As all the caves, waterfalls and ruins near San Ignacio were still closed after the hurricane, we headed directly towards our next destination: Caye Caulker. A very chilled out island off the coast of Belize, we spent a relaxing couple of days eating lobster ceviche, snorkelling and swimming at the beach. A welcome change to the last few months of hiking!

Before we knew it, we were jumping on board the Ragga Empress – a 38 foot catamaran that would take us sailing down 80 miles of the second largest barrier reef in the world. Over the next few days, we snorkelled, fished and swam our way down the reef, serenaded by our charismatic guide Shane’s singing, and his sidekick Shaq’s daily calls for rounds of Rum Punch (that seemed to arrive earlier and earlier each day)…
The highlights were snorkelling with a manatee – the herbivorous ‘sea cow’, sunset swimming on our own, miniature desert islands, spear fishing for lobsters and lion fish (exotic, and destructive), and fishing off the back of the boat – where our friend Grant caught an enormous barracuda (which we sampled a fresh sushi less than half an hour after it had been drowned in rum)!
Placencia – which had all the markings of a lazy beachside town, where we could let the day quietly pass while we alternated between our hammocks and the beach. The only detractor was our steroid-bloated, overly-opinionated, ex-marine, Trump-supporting, private military Texan roommate who’s philosophy in life was ‘only the strong will survive’ and who’s answer to everything seemed to be “more guns”, and if all else failed, “more knives”.
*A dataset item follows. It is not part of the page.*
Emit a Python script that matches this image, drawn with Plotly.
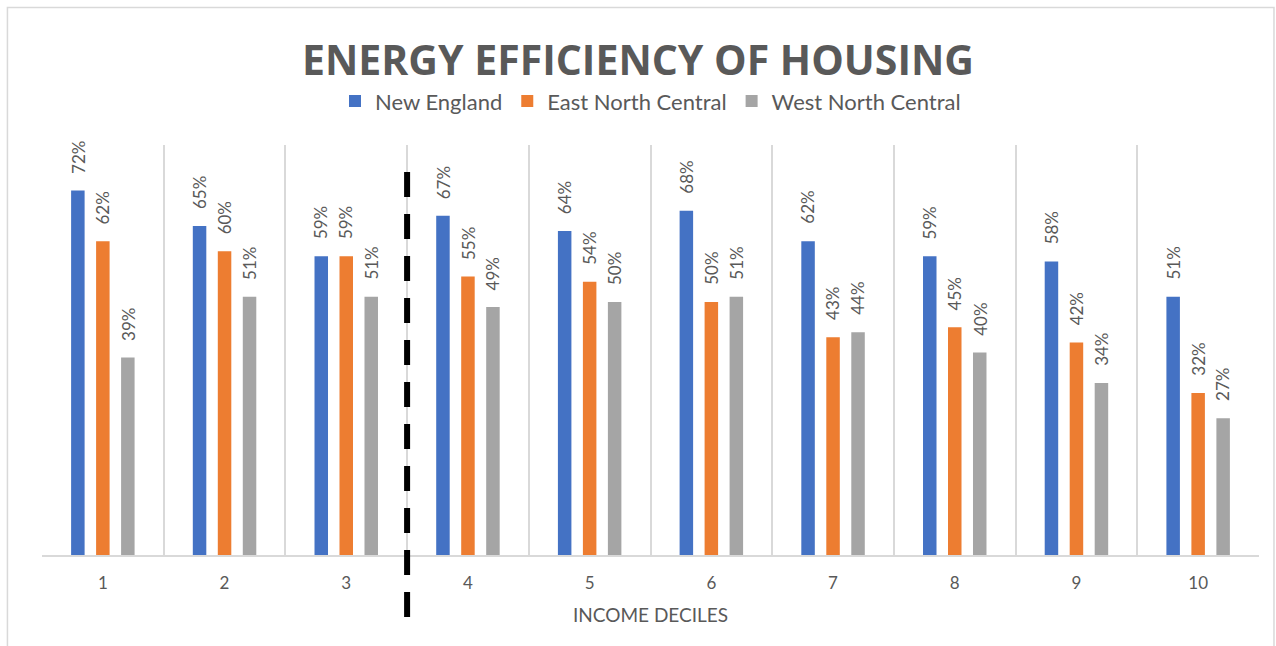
import plotly.graph_objects as go

deciles = ["1", "2", "3", "4", "5", "6", "7", "8", "9", "10"]
series_names = ["New England", "East North Central", "West North Central"]
new_england = [0.72, 0.65, 0.59, 0.67, 0.64, 0.68, 0.62, 0.59, 0.58, 0.51]
east_north_central = [0.62, 0.60, 0.59, 0.55, 0.54, 0.50, 0.43, 0.45, 0.42, 0.32]
west_north_central = [0.39, 0.51, 0.51, 0.49, 0.50, 0.51, 0.44, 0.40, 0.34, 0.27]
colors = ["#4472C4", "#ED7D31", "#A5A5A5"]
label_offsets = [-25, 0, 25]
boundary_after = 2.5  # divider between decile 3 and 4

TEXT = "#595959"
GRID = "#D9D9D9"
FONT = "Lato, Open Sans, sans-serif"

fig = go.Figure()
all_series = [new_england, east_north_central, west_north_central]
for name, vals, col in zip(series_names, all_series, colors):
    fig.add_trace(go.Bar(x=deciles, y=vals, name=name, marker=dict(color=col, line=dict(width=0))))

annotations = []
for vals, off in zip(all_series, label_offsets):
    for i, v in enumerate(vals):
        annotations.append(dict(
            x=i, y=v, xref="x", yref="y", text=f"{round(v*100)}%", showarrow=False,
            textangle=-90, yanchor="bottom", xanchor="center", xshift=off, yshift=15,
            font=dict(family=FONT, size=17, color=TEXT)))

fig.update_layout(
    width=1276, height=646,
    margin=dict(l=42, r=17, t=145, b=91),
    paper_bgcolor="white", plot_bgcolor="white",
    barmode="group", bargap=0.384, bargroupgap=0.46,
    title=dict(text="<b>ENERGY EFFICIENCY OF HOUSING</b>", x=0.5, xref="container", xanchor="center",
               y=1 - 61/646, yref="container", yanchor="middle",
               font=dict(family="Open Sans, sans-serif", size=41, color=TEXT)),
    legend=dict(orientation="h", x=0.5, xanchor="center", y=1.107, yanchor="middle",
                font=dict(family=FONT, size=22, color=TEXT),
                bgcolor="rgba(0,0,0,0)"),
    xaxis=dict(type="category", range=[-0.5, 9.5], tickson="boundaries", showgrid=True,
               gridcolor=GRID, gridwidth=1.5,
               ticks="", showline=True, linecolor=GRID, linewidth=1.5,
               tickfont=dict(family=FONT, size=17, color=TEXT),
               ticklabelstandoff=12,
               title=dict(text="INCOME DECILES", standoff=17,
                          font=dict(family=FONT, size=19, color=TEXT))),
    yaxis=dict(range=[0, 0.81], showgrid=False, showticklabels=False, zeroline=False, ticks=""),
    annotations=annotations,
    showlegend=True,
)

fig.add_shape(type="line", xref="x", yref="paper", x0=boundary_after, x1=boundary_after,
              y0=0.934, y1=-0.151, line=dict(color="black", width=6, dash="25px,17px"))
fig.add_shape(type="rect", xref="paper", yref="paper", x0=-0.0284, x1=1.0123, y0=-0.26, y1=1.3354,
              line=dict(color=GRID, width=1.5), fillcolor="rgba(0,0,0,0)", layer="below")

fig.write_html("out.html", config={"displayModeBar": False},
               post_script="document.body.style.margin='0';document.body.style.overflow='hidden';")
With a few days to spare, we then headed back out to San Ignacio, so that we could visit the famous caves nearby, that had been closed when we were first there. We were so glad we did! The annual September festivities that marked Belize’s establishment as a nation had begun early, and we were treated to an evening of local performances in the town square. The weekend markets were also back to their full glory, and we filled our bellies on all the delicious local fare, and stocked up on scrumptious fruit and veggies with excitement of having a full kitchen at our hostel to cook meals, after a couple of months cooking out of the back of our van or on our MSR stove.
We took day trips to the local Cahal Pech ruins, where there is evidence of continuous habitation from as early as 1200 BC – and to Monkey Falls, where we could sit beneath the deliciously cool waterfall and swim in the gorgeous green rock pool beneath for hours.
We also took a tour to the Actun Tunichil Muknal (ATM) cave, which had been a significant Mayan site for centuries and is now unbelievably full of artefacts, including innumerable ceramic pots that were offered to the Gods alongside potentially more significant offerings including remains of monkeys, and several human skeletons that were sacrificed to the gods. The Mayans believed that caves were the gateway to the underworld and the zone between life and death, and priests would take offerings from the people there to appease the gods. In particular, offerings seem to have been made to gain relief from a centuries-long drought that afflicted the Belize region. Tens of human skeletons have been found throughout the ATM cave complex, indicating that the people were getting very desperate indeed!

Unfortunately, some years ago a tourist dropped their camera on top of one of the skeletons and smashed the 1,000 year old skull, and so today cameras are banned – but the organisation who took us through did provide generic photos to jog our memories.
Before we knew it, we were back on the bus and bumping our way towards Belize City to fly back to LA, to get back on the road again and head towards the Sierra Nevada mountain range with our next adventure in sight – the Sierra High Route.